┌────────

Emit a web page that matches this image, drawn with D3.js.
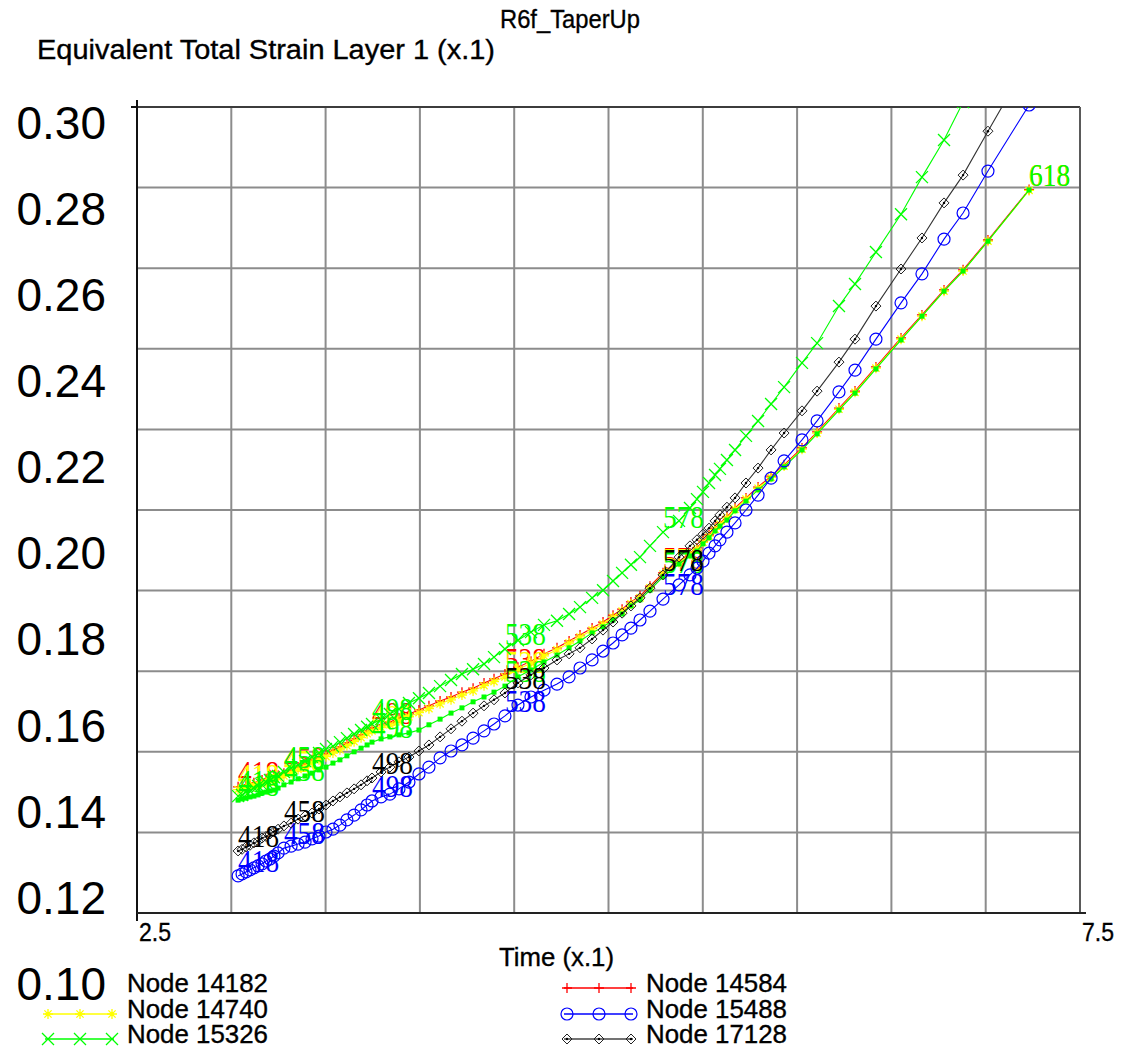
<!DOCTYPE html>
<html>
<head>
<meta charset="utf-8">
<script src="https://cdn.jsdelivr.net/npm/d3@7"></script>
<style>
  body { margin: 0; background: #ffffff; }
  svg { display: block; }
</style>
</head>
<body>
<svg id="chart" width="1123" height="1050"></svg>
<script>
// Time (x.1) of each saved increment, shared by every node
const time = [
  3.036, 3.057, 3.078, 3.099, 3.120, 3.142, 3.163, 3.184, 3.205, 3.226, 3.248, 3.279,
  3.317, 3.354, 3.391, 3.428, 3.465, 3.502, 3.539, 3.576, 3.613, 3.651, 3.688, 3.720, 3.746,
  3.794, 3.841, 3.889, 3.942, 3.995, 4.048, 4.107, 4.165, 4.223, 4.282, 4.340, 4.393, 4.451,
  4.520, 4.589, 4.658, 4.727, 4.791, 4.849, 4.913, 4.971, 5.024, 5.072, 5.119, 5.167, 5.220, 5.289,
  5.374, 5.432, 5.469, 5.501, 5.533, 5.565, 5.591, 5.628, 5.671, 5.729, 5.793, 5.862, 5.931,
  6.026, 6.106, 6.222, 6.307, 6.418, 6.551, 6.662, 6.779, 6.880, 7.012, 7.230
];

// Equivalent total strain, layer 1 (x.1), per node
const node14584 = [
  .1313, .1315, .1318, .1320, .1323, .1325, .1330, .1333, .1335, .1337, .1342, .1347,
  .1355, .1362, .1370, .1380, .1387, .1395, .1404, .1412, .1422, .1432, .1442, .1452, .1459,
  .1467, .1474, .1484, .1494, .1504, .1514, .1526, .1536, .1548, .1558, .1571, .1581, .1593,
  .1610, .1625, .1643, .1658, .1675, .1690, .1707, .1722, .1739, .1754, .1772, .1787, .1811, .1844,
  .1873, .1893, .1906, .1923, .1938, .1955, .1968, .1983, .2005, .2030, .2057, .2084, .2112,
  .2154, .2194, .2253, .2295, .2355, .2427, .2484, .2546, .2596, .2670, .2795
];
const node14740 = [
  .1306, .1309, .1311, .1314, .1316, .1319, .1323, .1326, .1328, .1331, .1335, .1340,
  .1348, .1356, .1363, .1373, .1380, .1388, .1397, .1405, .1415, .1425, .1435, .1445, .1452,
  .1460, .1467, .1477, .1487, .1497, .1507, .1519, .1529, .1541, .1551, .1564, .1574, .1586,
  .1605, .1620, .1638, .1653, .1670, .1685, .1702, .1717, .1734, .1749, .1767, .1782, .1807, .1841,
  .1870, .1890, .1903, .1920, .1935, .1952, .1965, .1980, .2002, .2027, .2054, .2081, .2109,
  .2151, .2191, .2250, .2292, .2352, .2424, .2481, .2543, .2593, .2667, .2793
];
const node14182 = [
  .1280, .1283, .1285, .1288, .1290, .1293, .1298, .1300, .1303, .1305, .1310, .1318,
  .1325, .1333, .1340, .1347, .1355, .1362, .1372, .1380, .1390, .1400, .1409, .1417, .1424,
  .1432, .1437, .1442, .1447, .1454, .1467, .1481, .1496, .1509, .1524, .1536, .1548, .1563,
  .1586, .1603, .1623, .1640, .1658, .1675, .1695, .1710, .1727, .1742, .1762, .1777, .1801, .1834,
  .1866, .1886, .1898, .1916, .1931, .1948, .1960, .1975, .1998, .2022, .2050, .2077, .2107,
  .2149, .2189, .2248, .2290, .2350, .2422, .2481, .2543, .2593, .2667, .2794
];
const node15326 = [
  .1290, .1293, .1300, .1303, .1310, .1315, .1318, .1325, .1330, .1337, .1340, .1350,
  .1360, .1367, .1377, .1387, .1397, .1407, .1414, .1424, .1434, .1444, .1454, .1462, .1469,
  .1481, .1494, .1506, .1521, .1533, .1546, .1563, .1578, .1593, .1605, .1618, .1635, .1655,
  .1677, .1697, .1715, .1725, .1742, .1759, .1782, .1801, .1824, .1844, .1864, .1883, .1911, .1945,
  .1973, .2005, .2027, .2045, .2067, .2087, .2102, .2124, .2149, .2184, .2221, .2263, .2305,
  .2365, .2414, .2506, .2561, .2640, .2734, .2826, .2918, .3012, null, null
];
const node15488 = [
  .1092, .1097, .1102, .1107, .1112, .1117, .1122, .1129, .1134, .1141, .1149, .1161,
  .1166, .1171, .1176, .1184, .1191, .1201, .1208, .1218, .1231, .1243, .1256, .1268, .1278,
  .1288, .1295, .1308, .1325, .1345, .1362, .1385, .1402, .1417, .1434, .1452, .1469, .1489,
  .1516, .1536, .1553, .1568, .1586, .1608, .1628, .1650, .1670, .1690, .1707, .1727, .1749, .1779,
  .1814, .1839, .1856, .1873, .1893, .1911, .1926, .1945, .1968, .2000, .2037, .2079, .2122,
  .2174, .2221, .2293, .2347, .2424, .2514, .2586, .2672, .2737, .2841, .3005
];
const node17128 = [
  .1154, .1158, .1164, .1168, .1174, .1178, .1186, .1190, .1196, .1202, .1208, .1216,
  .1223, .1233, .1241, .1248, .1258, .1268, .1278, .1288, .1298, .1308, .1318, .1328, .1335,
  .1350, .1362, .1375, .1387, .1402, .1417, .1437, .1457, .1476, .1496, .1514, .1529, .1546,
  .1571, .1591, .1608, .1628, .1643, .1658, .1680, .1702, .1722, .1744, .1762, .1782, .1806, .1839,
  .1883, .1911, .1926, .1940, .1955, .1973, .1988, .2007, .2030, .2067, .2104, .2149, .2191,
  .2246, .2295, .2367, .2424, .2506, .2598, .2675, .2762, .2831, .2940, .3117
];

// Increment numbers annotated along each curve, and where they fall in the time list
const stepLabels = [418, 458, 498, 538, 578, 618];
const stepIndex = [0, 11, 24, 37, 51, 75];

const yTickValues = [0.10, 0.12, 0.14, 0.16, 0.18, 0.20, 0.22, 0.24, 0.26, 0.28, 0.30];
const xEndLabels = ["2.5", "7.5"];
const titleText = "Equivalent Total Strain Layer 1 (x.1)";
const subtitleText = "R6f_TaperUp";
const xTitleText = "Time (x.1)";

// Drawing order: later series paint over earlier ones
const series = [
  { name: "Node 14584", values: node14584, color: "#ff0000", marker: "plus",     col: 1, row: 0 },
  { name: "Node 14740", values: node14740, color: "#ffff00", marker: "asterisk", col: 0, row: 1 },
  { name: "Node 14182", values: node14182, color: "#00ff00", marker: "square",   col: 0, row: 0, swatch: false },
  { name: "Node 15326", values: node15326, color: "#00ff00", marker: "cross",    col: 0, row: 2 },
  { name: "Node 15488", values: node15488, color: "#0000ff", marker: "circle",   col: 1, row: 1 },
  { name: "Node 17128", values: node17128, color: "#000000", marker: "diamond",  col: 1, row: 2 }
];

const plot = { left: 137, right: 1080, top: 107, bottom: 913 };
const condensed = "'Liberation Sans Narrow', 'Liberation Sans', Arial, sans-serif";

const svg = d3.select("#chart");

const x = d3.scaleLinear().domain([2.5, 7.5]).range([plot.left, plot.right]);
const y = d3.scaleLinear().domain([0.10, 0.30]).range([plot.bottom, plot.top]);
// Tick labels are spread over a taller band than the grid itself
const yLabelPos = d3.scaleLinear().domain([0.10, 0.30]).range([983.5, 122]);

svg.append("defs").append("clipPath").attr("id", "plot-clip")
  .append("rect")
  .attr("x", plot.left).attr("y", plot.top)
  .attr("width", plot.right - plot.left).attr("height", plot.bottom - plot.top);

// Grid
const grid = svg.append("g");
grid.selectAll("line.v").data(d3.range(3.0, 7.01, 0.5)).join("line")
  .attr("x1", d => x(d)).attr("x2", d => x(d))
  .attr("y1", plot.top).attr("y2", plot.bottom)
  .attr("stroke", "#8c8c8c").attr("stroke-width", 2);
grid.selectAll("line.h").data(y.ticks(10).filter(v => v > 0.101 && v < 0.299)).join("line")
  .attr("x1", plot.left).attr("x2", plot.right)
  .attr("y1", d => y(d)).attr("y2", d => y(d))
  .attr("stroke", "#8c8c8c").attr("stroke-width", 2);

// Frame: upper and right edges
svg.append("line").attr("x1", plot.left).attr("x2", plot.right)
  .attr("y1", plot.top).attr("y2", plot.top).attr("stroke", "#3c3c3c").attr("stroke-width", 2);
svg.append("line").attr("x1", plot.right).attr("x2", plot.right)
  .attr("y1", plot.top).attr("y2", plot.bottom).attr("stroke", "#5a5a5a").attr("stroke-width", 2);

// Axes
svg.append("line").attr("x1", plot.left).attr("x2", plot.left)
  .attr("y1", plot.top - 7).attr("y2", plot.bottom + 8).attr("stroke", "#111").attr("stroke-width", 2);
svg.append("line").attr("x1", plot.left - 6).attr("x2", plot.left)
  .attr("y1", plot.top).attr("y2", plot.top).attr("stroke", "#111").attr("stroke-width", 2);
svg.append("line").attr("x1", plot.left).attr("x2", plot.right + 6)
  .attr("y1", plot.bottom).attr("y2", plot.bottom).attr("stroke", "#222").attr("stroke-width", 2);

// Marker shapes
function markerPath(kind) {
  switch (kind) {
    case "plus": return "M-5,0H5M0,-5V5";
    case "asterisk": return "M-5,0H5M0,-5V5M-3.6,-3.6L3.6,3.6M-3.6,3.6L3.6,-3.6";
    case "cross": return "M-6,-6L6,6M-6,6L6,-6";
    case "diamond": return "M0,-5L5,0L0,5L-5,0Z";
    default: return null;
  }
}
function drawMarker(g, kind, color) {
  if (kind === "circle") {
    g.append("circle").attr("r", 6).attr("fill", "none").attr("stroke", color).attr("stroke-width", 1.2);
  } else if (kind === "square") {
    g.append("rect").attr("x", -2.5).attr("y", -2.5).attr("width", 5).attr("height", 5).attr("fill", color);
  } else if (kind === "diamond") {
    g.append("path").attr("d", markerPath(kind)).attr("fill", "none").attr("stroke", "#222").attr("stroke-width", 1);
    g.append("circle").attr("r", 1.2).attr("fill", "#000");
  } else {
    g.append("path").attr("d", markerPath(kind)).attr("fill", "none").attr("stroke", color).attr("stroke-width", 1.3);
  }
}

// Curves, markers and increment labels
const plotLayer = svg.append("g").attr("clip-path", "url(#plot-clip)");
const line = d3.line()
  .defined(d => d.v != null)
  .x(d => x(d.t)).y(d => y(d.v));

series.forEach(s => {
  const pts = time.map((t, i) => ({ t, v: s.values[i] }));
  const g = plotLayer.append("g");
  g.append("path").datum(pts)
    .attr("d", line)
    .attr("fill", "none")
    .attr("stroke", s.color === "#000000" ? "#333" : s.color)
    .attr("stroke-width", 1.1);
  g.selectAll("g.m").data(pts.filter(d => d.v != null)).join("g")
    .attr("transform", d => `translate(${x(d.t)},${y(d.v)})`)
    .each(function () { drawMarker(d3.select(this), s.marker, s.color); });
  const labelled = stepIndex
    .map((idx, k) => ({ t: time[idx], v: s.values[idx], text: stepLabels[k] }))
    .filter(d => d.v != null && d.v <= 0.30);
  g.selectAll("text").data(labelled).join("text")
    .attr("x", d => x(d.t))
    .attr("y", d => y(d.v) - 4)
    .attr("font-family", "'Liberation Serif', 'Times New Roman', serif")
    .attr("font-size", 31)
    .attr("textLength", 41)
    .attr("lengthAdjust", "spacingAndGlyphs")
    .attr("fill", s.color)
    .text(d => d.text);
});

// Value axis labels
svg.append("g").selectAll("text").data(yTickValues).join("text")
  .attr("x", 106)
  .attr("y", d => yLabelPos(d))
  .attr("dy", "0.36em")
  .attr("text-anchor", "end")
  .attr("font-family", "'Liberation Sans', Arial, sans-serif")
  .attr("font-size", 46)
  .attr("fill", "#000")
  .text(d => d3.format(".2f")(d));

// Small annotation text is drawn slightly heavy
function heavy(sel) {
  return sel.attr("fill", "#000").attr("stroke", "#000").attr("stroke-width", 0.35);
}

// Time axis end labels
heavy(svg.append("g").selectAll("text").data(xEndLabels).join("text")
  .attr("x", d => x(+d) + 2)
  .attr("y", 941)
  .attr("font-family", condensed)
  .attr("font-size", 26)
  .attr("textLength", 32)
  .attr("lengthAdjust", "spacingAndGlyphs")
  .text(d => d));

// Titles
heavy(svg.append("text").attr("x", 37).attr("y", 59)
  .attr("font-family", condensed).attr("font-size", 27)
  .attr("textLength", 458).attr("lengthAdjust", "spacingAndGlyphs")
  .text(titleText));
heavy(svg.append("text").attr("x", 500).attr("y", 28)
  .attr("font-family", condensed).attr("font-size", 26)
  .attr("textLength", 140).attr("lengthAdjust", "spacingAndGlyphs")
  .text(subtitleText));
heavy(svg.append("text").attr("x", 499).attr("y", 966)
  .attr("font-family", condensed).attr("font-size", 26)
  .attr("textLength", 115).attr("lengthAdjust", "spacingAndGlyphs")
  .text(xTitleText));

// Legend: two columns of three rows
const legendCols = [0, 519];
const legendRows = [992, 1018, 1043];
series.forEach(s => {
  const ox = legendCols[s.col];
  const by = legendRows[s.row];
  const g = svg.append("g");
  if (s.swatch !== false) {
    g.append("line").attr("x1", ox + 45).attr("x2", ox + 114)
      .attr("y1", by - 4).attr("y2", by - 4)
      .attr("stroke", s.color === "#000000" ? "#444" : s.color).attr("stroke-width", 1.5);
    [48, 80, 112].forEach(mx => {
      const mg = g.append("g").attr("transform", `translate(${ox + mx},${by - 4})`);
      drawMarker(mg, s.marker, s.color);
    });
  }
  heavy(g.append("text").attr("x", ox + 127).attr("y", by)
    .attr("font-family", condensed).attr("font-size", 25)
    .attr("textLength", 141).attr("lengthAdjust", "spacingAndGlyphs")
    .text(s.name));
});
</script>
</body>
</html>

└────────

Copy each line holding the word "this" from the listing above.

THE ANSWER:
Emit a web page that matches this image, drawn with D3.js.
    .each(function () { drawMarker(d3.select(this), s.marker, s.color); });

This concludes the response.